A Short Piece on Wanting
There’s much to say about wanting—about needing, yearning, missing, lacking. I’ve been spotting holes in everything lately. The blankets laid over the back of my couch have frayed, leaving knots untied, leaving open spaces. My fingers trace and pull at the holes, worsening the gaps as my mind recalls how the spaces were once filled. I sit, pulling, wondering where to go to escape the wanting of what used to be, of what never was. I hold myself back from crawling under the stairs and smothering myself with pillows until my body lies still and lifeless, not breathing, not wanting.
It’s quite selfish, isn’t it? To have and still want? We drink from an overflowing well and still ache for spring water. Three wishes are granted, but we find four things to wish for. Could desire be a necessary expression of our humanity? Buddhism tells us we fulfill our needs when we accept they will never be fully satisfied. Could it be that easy? Could we tame our wants with a radical acceptance of their perpetuity, stroking the stains they’ve tattooed onto our bellies like a cattle brand? I fear permanency is not enough to quell the drag of wanting, the drag of wondering what comes next.

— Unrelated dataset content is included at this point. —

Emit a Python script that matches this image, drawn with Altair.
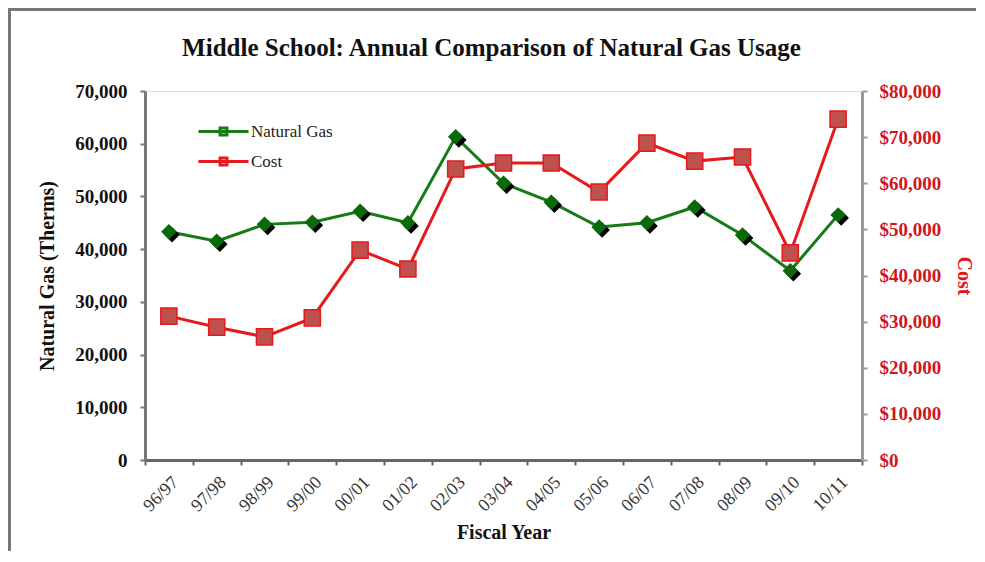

It seems to be in our design to seek out the faded, blank spaces on the wall where picture frames used to hang. We want to reclaim the emptiness, paint over the squares staring, dusty, reminding us of what once was. We want to shove plaster into the holes where nails have bored down to the plywood. We hang something new and pretend it fits the same. Sometimes it does. Sometimes it fits better. Sometimes it takes the place of the spaces, the dust, the holes. It becomes the spaces, the dust, the holes, screaming at us, louder and louder, until we rip it from the walls, revealing more dust, more space, more holes.
It’s a gamble, wanting. A gamble of nerves, motivation, and ego. If we are made to want, how can we ever know our wants are pure? How can you tell if your wants grow from true desire or habit? And how can you be sure the water that hydrates the soil of your wants is laced with sugar and not poison?
My mind recently has felt increasingly littered with questions and void of answers. There’s much to gain from wanting, but perhaps there is more to lose. I could spend my life staring up into the heavens, fantasizing about a sky with more stars, tracing each constellation to where it would look best. But the stars will not move for me, the constellations will not shift, and eventually, I would be forced to stand, with grass-stained clothes and aching joints, left more deformed than the sky will ever be.
Still, I am stuck grappling with our instinctual wanting, my instinctual wanting. Do I raise my hands in worship of my wants, bowing to them, joining them in their ruthless fight for satisfaction? Or do I raise them in surrender, relinquishing any evidence of desire, denying myself of wanting entirely? Is my search for answers just another want manifesting itself through my words? I want the answers. I want to escape the wanting. I want to not want, yet here I am—still writing, still wondering, still wanting. Could it be that in this perpetual quest lies the essence of our humanity? When there is no absolute truth, does desire offer us the illusion of one, the chance to create our own truth and chase it unrelentingly?
There is so much to want. There is so much to have. Maybe the greatest gratification comes from seeking out the harmony that must exist somewhere between the two. I want to have a final answer to these questions, neatly wrapped up like a present, oversized plastic bow and all. Yet, the pursuit of finality seems to only breed more longing, leaving me to wander within myself, persisting in my quest for understanding. I will continue to seek out what, if anything, is the right way to make peace with our desires. For better or worse, I will continue to want the truth, to want the answers. For better or worse, I will want.